In Wharton’s The House of Mirth, Lily Bart ruins her prospects on the marriage market by striving for freedom and aesthetic pleasure. Those desires cannot be reconciled with the very real necessity of marriage for financial and social stability, so she finds that her artistic desires are incompatible with her station. Yezierska’s Hungry Hearts and Bread Givers promote the importance of self-making for becoming a scholar or artist. Her heroines all yearn to be legible as American, and Yezierska’s unique take on the künstlerroman requires community engagement in order for inspiration to strike.
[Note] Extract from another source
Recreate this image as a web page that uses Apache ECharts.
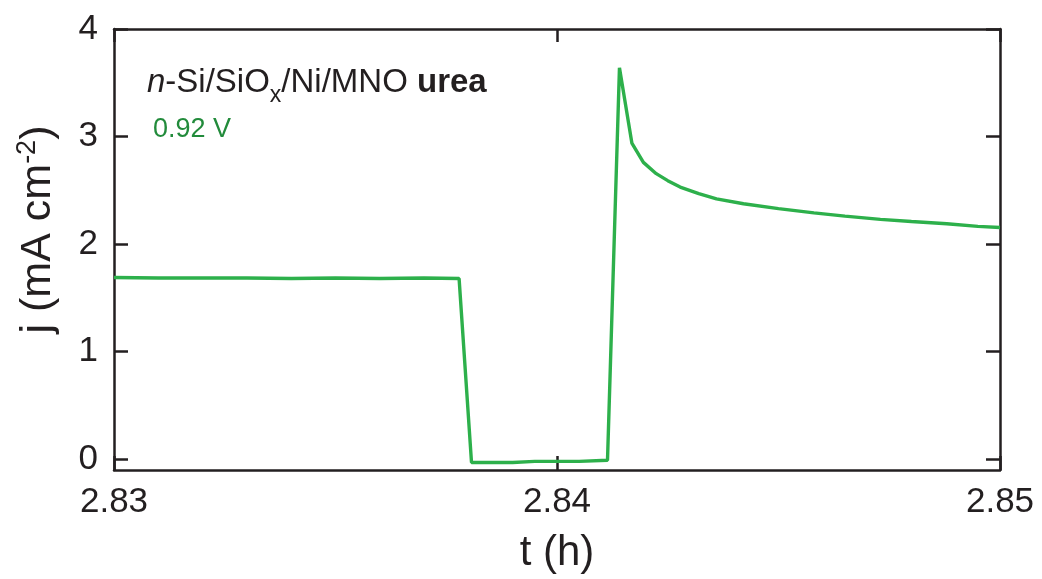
<!DOCTYPE html>
<html>
<head>
<meta charset="utf-8">
<script src="https://cdn.jsdelivr.net/npm/echarts@6/dist/echarts.min.js"></script>
<style>
html,body{margin:0;padding:0;background:#fff;}
#c{width:1042px;height:579px;}
</style>
</head>
<body>
<div id="c"></div>
<script>
// time (h)
const tValues = [
  2.8300, 2.8310, 2.8320, 2.8330, 2.8340, 2.8350, 2.8360, 2.8370, 2.83779,
  2.83807, 2.8385, 2.8390, 2.8395, 2.8400, 2.8405, 2.84114,
  2.84141, 2.84169, 2.84195, 2.84224, 2.84250, 2.84278, 2.84320, 2.84360,
  2.84421, 2.84500, 2.84580, 2.84650, 2.84730, 2.84800, 2.84880, 2.84950, 2.85000
];
// current density j (mA cm^-2)
const jValues = [
  1.69, 1.685, 1.685, 1.685, 1.68, 1.685, 1.68, 1.685, 1.68,
  -0.03, -0.03, -0.03, -0.02, -0.02, -0.02, -0.01,
  3.64, 2.94, 2.76, 2.655, 2.59, 2.53, 2.47, 2.42,
  2.375, 2.33, 2.29, 2.26, 2.23, 2.21, 2.19, 2.165, 2.155
];
const xTicks = [2.83, 2.84, 2.85];
const yTicks = [0, 1, 2, 3, 4];

const data = tValues.map((t, i) => [t, jValues[i]]);
const frame = '#231f20';
const green = '#2db04b';
const font = '"Liberation Sans", Arial, sans-serif';

const chart = echarts.init(document.getElementById('c'));
const axisCommon = {
  axisLine: {show: true, onZero: false, lineStyle: {color: frame, width: 2.5}},
  axisTick: {show: true, inside: true, length: 14, lineStyle: {color: frame, width: 2.5}},
  splitLine: {show: false}
};
chart.setOption({
  animation: false,
  backgroundColor: '#fff',
  grid: {left: 114, top: 29, right: 42, bottom: 109, containLabel: false},
  xAxis: [
    Object.assign({}, axisCommon, {
      type: 'value', min: 2.83, max: 2.85, interval: 0.01, position: 'bottom',
      axisTick: Object.assign({}, axisCommon.axisTick, {customValues: xTicks}),
      axisLabel: {customValues: xTicks, formatter: v => v.toFixed(2), fontSize: 35, color: frame, fontFamily: font, margin: 15},
      name: 't (h)', nameLocation: 'middle', nameGap: 62,
      nameTextStyle: {fontSize: 42, color: frame, fontFamily: font}
    }),
    Object.assign({}, axisCommon, {
      type: 'value', min: 2.83, max: 2.85, interval: 0.01, position: 'top',
      axisTick: Object.assign({}, axisCommon.axisTick, {customValues: xTicks, length: 13}),
      axisLabel: {show: false}
    })
  ],
  yAxis: [
    Object.assign({}, axisCommon, {
      type: 'value', min: -0.1, max: 4, position: 'left',
      axisTick: Object.assign({}, axisCommon.axisTick, {customValues: yTicks}),
      axisLabel: {customValues: yTicks, fontSize: 35, color: frame, fontFamily: font, margin: 16},
      name: '{a|j (mA cm}{s|-2}{a|)}', nameLocation: 'middle', nameGap: 54,
      nameTextStyle: {
        color: frame, fontFamily: font, fontSize: 43,
        padding: [0, 0, 0, 40],
        rich: {
          a: {fontSize: 43, color: frame, fontFamily: font, lineHeight: 46, verticalAlign: 'bottom'},
          s: {fontSize: 27, color: frame, fontFamily: font, lineHeight: 46, verticalAlign: 'top', padding: [0, 0, 16, 0]}
        }
      }
    }),
    Object.assign({}, axisCommon, {
      type: 'value', min: -0.1, max: 4, position: 'right',
      axisTick: Object.assign({}, axisCommon.axisTick, {customValues: yTicks}),
      axisLabel: {show: false}
    })
  ],
  series: [{
    type: 'line', data: data, xAxisIndex: 0, yAxisIndex: 0,
    showSymbol: false, symbol: 'none',
    lineStyle: {color: green, width: 3.4},
    z: 1
  }],
  graphic: [
    {
      type: 'text', left: 147, top: 66,
      style: {
        text: '{i|n}{r|-Si/SiO}{x|x}{r|/Ni/MNO }{b|urea}',
        rich: {
          i: {fontSize: 33, fontStyle: 'italic', fill: frame, fontFamily: font, lineHeight: 38, verticalAlign: 'bottom', padding: [0, 0, 8, 0]},
          r: {fontSize: 33, fill: frame, fontFamily: font, lineHeight: 38, verticalAlign: 'bottom', padding: [0, 0, 8, 0]},
          x: {fontSize: 23, fill: frame, fontFamily: font, lineHeight: 24, verticalAlign: 'bottom'},
          b: {fontSize: 33, fontWeight: 'bold', fill: frame, fontFamily: font, lineHeight: 38, verticalAlign: 'bottom', padding: [0, 0, 8, 0]}
        }
      }
    },
    {
      type: 'text', left: 153, top: 116,
      style: {text: '0.92 V', fontSize: 27, fill: '#228b3b', fontFamily: font}
    }
  ]
});
</script>
</body>
</html>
In Fitzgerald’s Save Me the Waltz, Alabama Beggs presents a proto-feminist slant on artistic development. In the fact of stringent opposition by her peers and her artist husband, Alabama decides to fail spectacularly both as a dancer and as a wife and mother, thus asserting her agency and defying social strictures that would attempt to determine her behavior. Powell’s Ebie Vane swings between high and low culture in Angels on Toast, ultimately finding that modernity’s promises to woman are a lie: Ebie can choose neither love nor career without making distasteful sacrifices, and she certainly can’t have both. Key to all of these artist-heroines’ journeys is failure. These modern künstlerromane dramatize the difficulty of women attempting to enter the public sphere as artists when they are not recognized as autonomous individuals or are instead consumed as art objects.